JUDUL di atas adalah adagium latin: Vox populi vox Dei atau voice of people, voice of God. Hal itu sering terdengar, terlebih ketika perhelatan hajat akbar yang sering kita sebuat sebagai pemilu. Dasarnya ada pada konsep demokrasi (dari Yunani kuno: demos ‘rakyat’ dan kratos ‘aturan’): sistem pemerintahan yang di dalamnya kekuasaan negara berada di tangan rakyat atau populasi umum dari suatu negara.
Tulisan ini mau menangguhkan, apakah suara rakyat memang suara Tuhan? Kita bisa melihatnya dari tiga kasus di bawah ini.
Pertama, Dalam sejarah Gereja, terjadi peristiwa yang dianggap sebagai Vox Populi Vox Dei, yaitu saat Santo Ambrosius terpilih sebagai uskup Milan. Gereja menghadapi ancaman perpecahan karena aliran sesat yang cukup banyak pengikutnya, yaitu arianisme.
Ketika uskup Milan yang sebelumnya meninggal, keadaan menjadi tegang karena Gereja dan kekaisaran bisa terpecah. Pada saat itu, hubungan antara Gereja dan kekaisaran mulai dekat setelah berakhirnya penganiayaan terhadap Kristen dengan dikeluarkannya edik Konstantin pada tahun 313 di Kota Milano.
Di tengah ketidakpastian suksesi Keuskupan Milano, seorang anak tiba-tiba berteriak “Ambrosius, Uskup”, dan teriakan ini didukung oleh seluruh jemaat.
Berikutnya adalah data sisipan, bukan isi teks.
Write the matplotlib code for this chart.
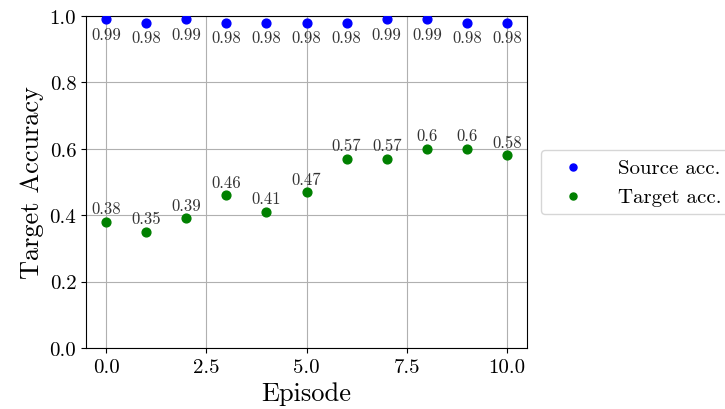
import matplotlib
matplotlib.use('Agg')
import matplotlib.pyplot as plt
from matplotlib.ticker import MultipleLocator, FormatStrFormatter

plt.rcParams['font.family'] = 'serif'
plt.rcParams['font.serif'] = ['cmr10']
plt.rcParams['mathtext.fontset'] = 'cm'
plt.rcParams['axes.formatter.use_mathtext'] = True

episodes = [0, 1, 2, 3, 4, 5, 6, 7, 8, 9, 10]
source_acc = [0.99, 0.98, 0.99, 0.98, 0.98, 0.98, 0.98, 0.99, 0.99, 0.98, 0.98]
target_acc = [0.38, 0.35, 0.39, 0.46, 0.41, 0.47, 0.57, 0.57, 0.6, 0.6, 0.58]

fig = plt.figure(figsize=(7.25, 4.1), dpi=100)
ax = fig.add_axes([0.1186, 0.149, 0.6084, 0.8095])

ax.scatter(episodes, source_acc, color='blue', s=40, label='Source acc.', zorder=3)
ax.scatter(episodes, target_acc, color='green', s=40, label='Target acc.', zorder=3)

# value labels: below the source points, above the target points
for x, y in zip(episodes, source_acc):
    ax.annotate(str(y), (x, y), textcoords='offset points', xytext=(0, -14),
                ha='center', fontsize=12, color='#333333')
for x, y in zip(episodes, target_acc):
    ax.annotate(str(y), (x, y), textcoords='offset points', xytext=(0, 6),
                ha='center', fontsize=12, color='#333333')

ax.set_ylim(0, 1.0)
ax.set_xlim(-0.5, 10.5)
ax.xaxis.set_major_locator(MultipleLocator(2.5))
ax.xaxis.set_major_formatter(FormatStrFormatter('%.1f'))
ax.yaxis.set_major_formatter(FormatStrFormatter('%.1f'))
ax.grid(True, color='#b0b0b0', linewidth=0.8)
ax.set_axisbelow(True)
ax.tick_params(labelsize=15)
ax.set_xlabel('Episode', fontsize=19)
ax.set_ylabel('Target Accuracy', fontsize=19)
ax.legend(loc='center left', bbox_to_anchor=(1.007, 0.5), fontsize=15,
          markerscale=0.8, handlelength=2.3, handletextpad=1.0)

fig.savefig('out.png')
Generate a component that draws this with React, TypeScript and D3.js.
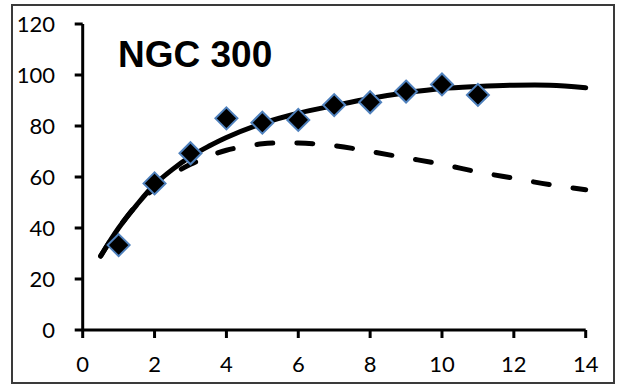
import React from "react";
import * as d3 from "d3";

const obsX = [1, 2, 3, 4, 5, 6, 7, 8, 9, 10, 11];
const obsY = [33.3, 57.5, 69.3, 83, 81.3, 82.4, 88.2, 89.3, 93.5, 96.3, 92.2];

const modelX = [0.5, 1, 1.5, 2, 2.5, 3, 3.5, 4, 5, 6, 7, 8, 9, 10, 11, 12, 13, 14];
const solidY = [29, 40, 49, 57, 63, 68, 72, 75.5, 81, 85, 88, 90.8, 93, 94.7, 95.5, 96, 96, 95];
const dashedY = [29, 40, 49, 55.5, 61, 65, 68, 70.5, 73, 73.3, 72.3, 70, 67.5, 65, 62, 59.5, 57, 55];

const xTicks = [0, 2, 4, 6, 8, 10, 12, 14];
const yTicks = [0, 20, 40, 60, 80, 100, 120];
const title = "NGC 300";

export default function App() {
  const W = 620, H = 385;
  const x = d3.scaleLinear().domain([0, 14]).range([82.7, 585.7]);
  const y = d3.scaleLinear().domain([0, 120]).range([330, 24]);
  const line = d3
    .line<number>()
    .x((_, i) => x(modelX[i]))
    .y((d) => y(d))
    .curve(d3.curveCatmullRom);
  const font = "Lato, 'Open Sans', sans-serif";
  const r = 11;
  return (
    <svg width={W} height={H} style={{ position: "absolute", left: 0, top: 0, background: "#fff" }}>
      <rect x={12} y={5} width={602} height={378} fill="#fff" stroke="#3a3a3a" strokeWidth={2} />
      {/* axes */}
      <line x1={x(0)} x2={x(14)} y1={y(0)} y2={y(0)} stroke="#000" strokeWidth={3} />
      <line x1={x(0)} x2={x(0)} y1={y(0)} y2={y(120)} stroke="#000" strokeWidth={3} />
      {yTicks.map((t) => (
        <g key={"y" + t}>
          <line x1={x(0) - 8} x2={x(0)} y1={y(t)} y2={y(t)} stroke="#000" strokeWidth={3} />
          <text x={55} y={y(t)} dy="0.36em" textAnchor="end" fontFamily={font} fontSize={22} fill="#000">
            {t}
          </text>
        </g>
      ))}
      {xTicks.map((t) => (
        <g key={"x" + t}>
          <line x1={x(t)} x2={x(t)} y1={y(0)} y2={y(0) + 8} stroke="#000" strokeWidth={3} />
          <text x={x(t)} y={372} textAnchor="middle" fontFamily={font} fontSize={22} fill="#000">
            {t}
          </text>
        </g>
      ))}
      <path d={line(dashedY) || ""} fill="none" stroke="#000" strokeWidth={5} strokeDasharray="16 24" strokeLinecap="round" />
      <path d={line(solidY) || ""} fill="none" stroke="#000" strokeWidth={5} strokeLinecap="round" />
      {obsX.map((vx, i) => {
        const cx = x(vx), cy = y(obsY[i]);
        return (
          <path
            key={"m" + i}
            d={`M${cx},${cy - r}L${cx + r},${cy}L${cx},${cy + r}L${cx - r},${cy}Z`}
            fill="#000"
            stroke="#4f81bd"
            strokeWidth={2}
          />
        );
      })}
      <text x={118} y={67} fontFamily="'Liberation Sans', Arial, sans-serif" fontWeight="bold" fontSize={37} fill="#000">
        {title}
      </text>
    </svg>
  );
}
Ambrosius, meskipun pada waktu itu belum dibaptis, dengan cara yang sat set kemudian mengalami proses baptisasi yang cepat dan ditahbiskan menjadi uskup. Ambrosius, yang memiliki reputasi yang baik dan dikenal sebagai pemimpin yang adil, akhirnya menjadi salah satu penulis ajaran Gereja yang terkemuka dan diangkat sebagai Santo setelah kematiannya.